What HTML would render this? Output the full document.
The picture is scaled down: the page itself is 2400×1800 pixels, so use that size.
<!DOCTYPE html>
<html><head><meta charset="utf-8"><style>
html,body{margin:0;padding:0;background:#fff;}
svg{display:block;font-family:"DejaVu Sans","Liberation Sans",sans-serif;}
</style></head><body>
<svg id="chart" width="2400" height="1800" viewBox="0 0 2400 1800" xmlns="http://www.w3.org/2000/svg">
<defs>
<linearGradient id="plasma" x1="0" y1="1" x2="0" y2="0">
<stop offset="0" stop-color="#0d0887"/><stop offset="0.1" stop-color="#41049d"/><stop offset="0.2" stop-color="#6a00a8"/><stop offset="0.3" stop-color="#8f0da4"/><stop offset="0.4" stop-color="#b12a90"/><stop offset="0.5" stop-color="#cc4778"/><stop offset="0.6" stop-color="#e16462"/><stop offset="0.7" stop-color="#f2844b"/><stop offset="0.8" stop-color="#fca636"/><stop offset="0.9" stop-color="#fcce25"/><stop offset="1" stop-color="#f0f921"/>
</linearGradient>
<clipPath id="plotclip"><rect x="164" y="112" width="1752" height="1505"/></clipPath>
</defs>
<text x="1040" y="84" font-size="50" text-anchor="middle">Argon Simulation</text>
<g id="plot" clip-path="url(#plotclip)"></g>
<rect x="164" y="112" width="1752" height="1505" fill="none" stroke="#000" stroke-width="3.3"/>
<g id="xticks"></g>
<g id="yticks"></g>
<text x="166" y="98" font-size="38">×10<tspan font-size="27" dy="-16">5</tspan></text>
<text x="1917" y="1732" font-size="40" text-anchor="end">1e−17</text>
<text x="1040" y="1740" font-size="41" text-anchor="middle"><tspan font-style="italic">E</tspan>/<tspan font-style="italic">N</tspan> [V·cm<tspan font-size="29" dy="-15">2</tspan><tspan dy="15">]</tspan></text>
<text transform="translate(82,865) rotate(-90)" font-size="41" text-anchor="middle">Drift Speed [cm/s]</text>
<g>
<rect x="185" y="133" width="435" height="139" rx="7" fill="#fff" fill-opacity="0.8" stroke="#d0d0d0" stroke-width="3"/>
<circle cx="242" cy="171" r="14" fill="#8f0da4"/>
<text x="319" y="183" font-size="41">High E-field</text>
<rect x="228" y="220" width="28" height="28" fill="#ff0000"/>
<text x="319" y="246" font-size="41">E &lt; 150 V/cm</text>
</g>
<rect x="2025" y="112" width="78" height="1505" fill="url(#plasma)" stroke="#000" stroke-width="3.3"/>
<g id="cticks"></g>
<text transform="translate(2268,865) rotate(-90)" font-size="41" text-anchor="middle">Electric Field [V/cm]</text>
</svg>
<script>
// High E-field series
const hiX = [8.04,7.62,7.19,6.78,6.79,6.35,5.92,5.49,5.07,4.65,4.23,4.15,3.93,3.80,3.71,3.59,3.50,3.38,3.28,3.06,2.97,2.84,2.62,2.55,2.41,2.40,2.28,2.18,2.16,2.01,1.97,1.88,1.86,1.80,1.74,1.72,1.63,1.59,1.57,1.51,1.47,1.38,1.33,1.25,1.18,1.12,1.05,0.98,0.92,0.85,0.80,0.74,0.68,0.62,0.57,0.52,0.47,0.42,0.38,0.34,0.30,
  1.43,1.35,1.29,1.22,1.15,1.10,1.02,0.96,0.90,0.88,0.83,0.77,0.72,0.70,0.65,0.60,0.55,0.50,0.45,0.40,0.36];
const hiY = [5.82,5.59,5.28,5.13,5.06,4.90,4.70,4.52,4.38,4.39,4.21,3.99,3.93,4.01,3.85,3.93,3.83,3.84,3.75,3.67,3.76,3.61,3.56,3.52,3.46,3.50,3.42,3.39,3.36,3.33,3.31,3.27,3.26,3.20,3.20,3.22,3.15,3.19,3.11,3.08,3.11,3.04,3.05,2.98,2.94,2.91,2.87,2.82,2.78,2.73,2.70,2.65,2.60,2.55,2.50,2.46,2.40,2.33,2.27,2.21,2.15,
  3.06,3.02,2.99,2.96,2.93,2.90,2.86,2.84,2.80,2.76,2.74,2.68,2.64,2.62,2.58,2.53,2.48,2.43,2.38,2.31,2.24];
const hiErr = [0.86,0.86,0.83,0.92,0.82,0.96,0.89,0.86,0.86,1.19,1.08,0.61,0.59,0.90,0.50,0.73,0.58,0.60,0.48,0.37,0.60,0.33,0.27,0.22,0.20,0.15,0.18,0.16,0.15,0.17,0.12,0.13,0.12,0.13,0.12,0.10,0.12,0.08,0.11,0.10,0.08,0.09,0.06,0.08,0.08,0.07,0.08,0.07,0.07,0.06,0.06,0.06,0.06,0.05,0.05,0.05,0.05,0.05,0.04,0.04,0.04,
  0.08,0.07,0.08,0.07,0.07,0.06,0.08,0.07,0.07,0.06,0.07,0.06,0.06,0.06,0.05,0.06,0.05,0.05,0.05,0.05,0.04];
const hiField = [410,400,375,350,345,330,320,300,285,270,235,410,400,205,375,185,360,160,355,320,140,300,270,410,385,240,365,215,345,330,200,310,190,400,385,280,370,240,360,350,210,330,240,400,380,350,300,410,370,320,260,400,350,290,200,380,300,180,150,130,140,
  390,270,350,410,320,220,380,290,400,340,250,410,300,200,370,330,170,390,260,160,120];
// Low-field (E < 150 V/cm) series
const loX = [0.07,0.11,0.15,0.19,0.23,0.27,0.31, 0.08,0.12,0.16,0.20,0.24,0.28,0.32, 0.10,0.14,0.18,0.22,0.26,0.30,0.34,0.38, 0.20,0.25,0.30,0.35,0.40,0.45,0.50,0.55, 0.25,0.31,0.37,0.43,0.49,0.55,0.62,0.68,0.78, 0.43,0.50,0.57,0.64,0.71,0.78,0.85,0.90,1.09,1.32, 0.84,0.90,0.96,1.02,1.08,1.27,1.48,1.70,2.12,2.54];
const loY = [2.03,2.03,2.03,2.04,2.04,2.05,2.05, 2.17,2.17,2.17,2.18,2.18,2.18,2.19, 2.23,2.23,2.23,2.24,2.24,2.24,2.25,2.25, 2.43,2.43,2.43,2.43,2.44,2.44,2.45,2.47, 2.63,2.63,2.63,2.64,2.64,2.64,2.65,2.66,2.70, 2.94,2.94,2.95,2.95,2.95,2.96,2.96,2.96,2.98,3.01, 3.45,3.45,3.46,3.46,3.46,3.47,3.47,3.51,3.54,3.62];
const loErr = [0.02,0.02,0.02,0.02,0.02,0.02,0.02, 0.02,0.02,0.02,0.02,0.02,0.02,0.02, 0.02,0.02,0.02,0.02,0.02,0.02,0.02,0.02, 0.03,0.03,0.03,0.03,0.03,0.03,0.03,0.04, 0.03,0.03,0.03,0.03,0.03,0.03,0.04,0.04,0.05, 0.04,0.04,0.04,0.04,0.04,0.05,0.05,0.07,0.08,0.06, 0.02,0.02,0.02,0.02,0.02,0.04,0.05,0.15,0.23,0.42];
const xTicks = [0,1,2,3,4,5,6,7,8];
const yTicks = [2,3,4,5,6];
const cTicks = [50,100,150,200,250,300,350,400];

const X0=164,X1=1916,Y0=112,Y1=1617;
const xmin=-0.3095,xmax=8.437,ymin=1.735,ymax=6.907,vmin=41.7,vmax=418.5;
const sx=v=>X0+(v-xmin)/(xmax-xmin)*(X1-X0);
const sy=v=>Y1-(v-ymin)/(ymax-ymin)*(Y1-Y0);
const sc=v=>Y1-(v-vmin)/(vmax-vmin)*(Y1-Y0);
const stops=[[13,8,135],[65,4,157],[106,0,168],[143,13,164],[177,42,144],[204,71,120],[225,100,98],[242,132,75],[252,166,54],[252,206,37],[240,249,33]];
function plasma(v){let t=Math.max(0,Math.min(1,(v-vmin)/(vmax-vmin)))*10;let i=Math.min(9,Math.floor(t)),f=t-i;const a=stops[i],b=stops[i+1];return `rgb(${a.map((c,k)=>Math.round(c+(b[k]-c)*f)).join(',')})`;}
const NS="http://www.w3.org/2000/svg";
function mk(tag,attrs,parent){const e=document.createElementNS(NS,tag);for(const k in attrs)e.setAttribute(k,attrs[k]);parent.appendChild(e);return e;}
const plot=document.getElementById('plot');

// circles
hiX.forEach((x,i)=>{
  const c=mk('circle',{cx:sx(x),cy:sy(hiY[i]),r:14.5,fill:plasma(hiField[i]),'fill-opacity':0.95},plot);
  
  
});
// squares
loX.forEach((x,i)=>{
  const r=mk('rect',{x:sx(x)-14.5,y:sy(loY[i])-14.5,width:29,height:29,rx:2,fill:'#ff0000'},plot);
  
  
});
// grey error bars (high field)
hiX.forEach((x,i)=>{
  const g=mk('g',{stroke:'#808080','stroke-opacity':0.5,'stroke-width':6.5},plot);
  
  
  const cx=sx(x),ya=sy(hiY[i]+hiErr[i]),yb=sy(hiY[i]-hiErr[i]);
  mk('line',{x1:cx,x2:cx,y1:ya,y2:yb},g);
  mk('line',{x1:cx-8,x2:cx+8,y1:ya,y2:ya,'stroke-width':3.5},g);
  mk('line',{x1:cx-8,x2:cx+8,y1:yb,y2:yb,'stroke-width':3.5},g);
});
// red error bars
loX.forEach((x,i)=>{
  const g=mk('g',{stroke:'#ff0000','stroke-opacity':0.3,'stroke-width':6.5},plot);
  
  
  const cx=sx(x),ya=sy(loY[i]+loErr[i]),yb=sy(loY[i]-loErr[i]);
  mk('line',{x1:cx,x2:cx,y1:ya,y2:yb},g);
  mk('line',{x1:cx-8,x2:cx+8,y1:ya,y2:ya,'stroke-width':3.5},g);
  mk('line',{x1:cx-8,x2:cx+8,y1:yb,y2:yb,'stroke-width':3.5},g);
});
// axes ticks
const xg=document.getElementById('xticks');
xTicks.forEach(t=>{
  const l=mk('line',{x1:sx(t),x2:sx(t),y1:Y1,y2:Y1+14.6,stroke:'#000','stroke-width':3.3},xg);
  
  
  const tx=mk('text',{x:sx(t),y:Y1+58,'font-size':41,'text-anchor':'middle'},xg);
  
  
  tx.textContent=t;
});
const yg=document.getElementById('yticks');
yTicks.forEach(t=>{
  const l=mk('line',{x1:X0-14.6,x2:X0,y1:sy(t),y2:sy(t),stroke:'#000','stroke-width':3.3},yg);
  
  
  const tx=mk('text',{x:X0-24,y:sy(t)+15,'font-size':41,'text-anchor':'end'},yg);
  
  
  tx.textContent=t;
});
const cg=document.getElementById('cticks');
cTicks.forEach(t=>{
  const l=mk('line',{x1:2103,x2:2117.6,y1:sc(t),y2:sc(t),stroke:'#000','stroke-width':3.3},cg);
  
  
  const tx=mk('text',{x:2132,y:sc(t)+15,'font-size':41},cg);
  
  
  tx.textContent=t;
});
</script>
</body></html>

★ ★ ★

All lines in the data that contain the word "document" should be copied.

What HTML would render this? Output the full document.
function mk(tag,attrs,parent){const e=document.createElementNS(NS,tag);for(const k in attrs)e.setAttribute(k,attrs[k]);parent.appendChild(e);return e;}
const plot=document.getElementById('plot');
const xg=document.getElementById('xticks');
const yg=document.getElementById('yticks');
const cg=document.getElementById('cticks');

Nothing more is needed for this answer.